AVAILABLE DATA:
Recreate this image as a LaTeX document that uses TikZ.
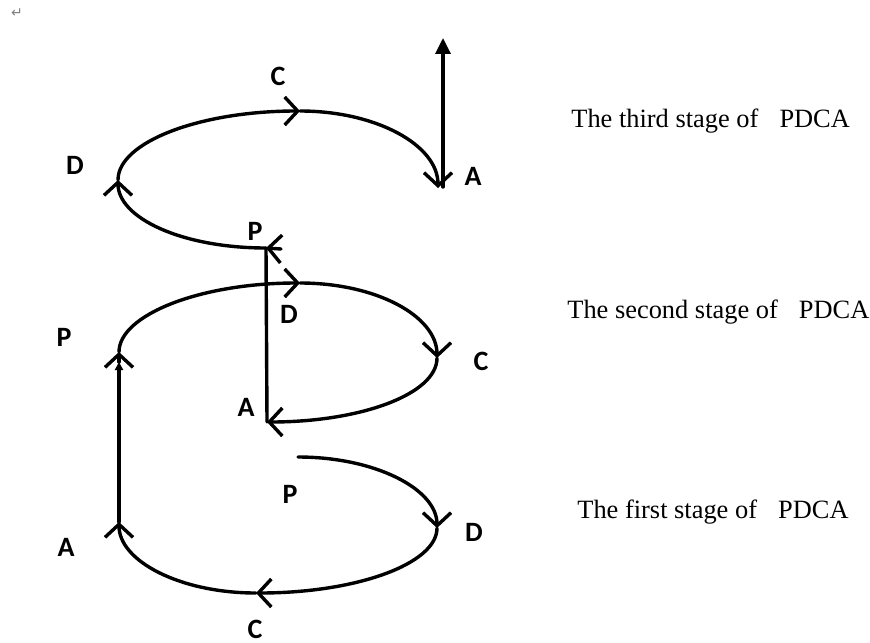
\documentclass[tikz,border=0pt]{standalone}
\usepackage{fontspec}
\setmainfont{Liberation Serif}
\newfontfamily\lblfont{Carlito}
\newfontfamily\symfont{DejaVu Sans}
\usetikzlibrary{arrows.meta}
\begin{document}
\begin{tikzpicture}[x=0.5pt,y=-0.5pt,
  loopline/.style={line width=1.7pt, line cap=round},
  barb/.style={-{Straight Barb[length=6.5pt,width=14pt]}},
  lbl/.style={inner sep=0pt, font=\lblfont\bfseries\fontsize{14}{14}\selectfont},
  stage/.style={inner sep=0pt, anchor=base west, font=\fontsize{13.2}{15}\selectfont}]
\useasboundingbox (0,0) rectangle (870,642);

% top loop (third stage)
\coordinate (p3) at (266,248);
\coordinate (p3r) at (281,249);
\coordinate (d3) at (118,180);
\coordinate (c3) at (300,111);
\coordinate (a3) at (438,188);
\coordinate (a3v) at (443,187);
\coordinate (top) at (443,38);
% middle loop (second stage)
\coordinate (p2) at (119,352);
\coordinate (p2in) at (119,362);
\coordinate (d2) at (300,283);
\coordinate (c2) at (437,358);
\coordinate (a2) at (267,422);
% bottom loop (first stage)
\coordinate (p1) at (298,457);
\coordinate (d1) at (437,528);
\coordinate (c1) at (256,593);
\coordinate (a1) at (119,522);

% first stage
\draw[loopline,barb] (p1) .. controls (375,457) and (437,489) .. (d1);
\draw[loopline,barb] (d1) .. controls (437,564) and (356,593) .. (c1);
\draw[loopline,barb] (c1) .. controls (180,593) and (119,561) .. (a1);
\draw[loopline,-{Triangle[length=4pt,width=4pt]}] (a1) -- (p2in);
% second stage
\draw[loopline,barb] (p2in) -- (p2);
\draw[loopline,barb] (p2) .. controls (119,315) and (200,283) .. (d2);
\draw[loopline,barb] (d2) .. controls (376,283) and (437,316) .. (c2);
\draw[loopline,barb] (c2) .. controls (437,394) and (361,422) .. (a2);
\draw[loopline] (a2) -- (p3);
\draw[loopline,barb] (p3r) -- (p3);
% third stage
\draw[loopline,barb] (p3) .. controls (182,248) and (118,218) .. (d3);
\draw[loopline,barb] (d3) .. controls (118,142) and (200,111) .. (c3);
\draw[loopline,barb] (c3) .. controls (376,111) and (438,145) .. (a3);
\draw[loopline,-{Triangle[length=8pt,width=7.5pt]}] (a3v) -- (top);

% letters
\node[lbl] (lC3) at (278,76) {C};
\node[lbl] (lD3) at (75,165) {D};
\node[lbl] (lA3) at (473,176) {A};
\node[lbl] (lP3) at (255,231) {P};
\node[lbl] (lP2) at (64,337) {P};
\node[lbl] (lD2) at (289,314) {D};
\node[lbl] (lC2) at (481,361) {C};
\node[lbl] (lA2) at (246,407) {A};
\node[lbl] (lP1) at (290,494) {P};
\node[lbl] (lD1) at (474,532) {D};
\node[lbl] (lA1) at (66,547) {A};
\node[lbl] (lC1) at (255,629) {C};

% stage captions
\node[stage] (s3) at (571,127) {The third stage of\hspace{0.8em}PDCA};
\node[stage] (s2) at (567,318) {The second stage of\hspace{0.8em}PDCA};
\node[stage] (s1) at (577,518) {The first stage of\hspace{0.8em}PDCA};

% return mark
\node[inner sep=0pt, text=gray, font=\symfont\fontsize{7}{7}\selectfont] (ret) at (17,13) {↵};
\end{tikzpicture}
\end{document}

EXERCISE: Restate, line by line and word for word, everything from the top of the material through the line that contains "(0,0) rectangle (870,642);". Leave pictures out.

OUTPUT FOR THIS EXERCISE:
Recreate this image as a LaTeX document that uses TikZ.
\documentclass[tikz,border=0pt]{standalone}
\usepackage{fontspec}
\setmainfont{Liberation Serif}
\newfontfamily\lblfont{Carlito}
\newfontfamily\symfont{DejaVu Sans}
\usetikzlibrary{arrows.meta}
\begin{document}
\begin{tikzpicture}[x=0.5pt,y=-0.5pt,
  loopline/.style={line width=1.7pt, line cap=round},
  barb/.style={-{Straight Barb[length=6.5pt,width=14pt]}},
  lbl/.style={inner sep=0pt, font=\lblfont\bfseries\fontsize{14}{14}\selectfont},
  stage/.style={inner sep=0pt, anchor=base west, font=\fontsize{13.2}{15}\selectfont}]
\useasboundingbox (0,0) rectangle (870,642);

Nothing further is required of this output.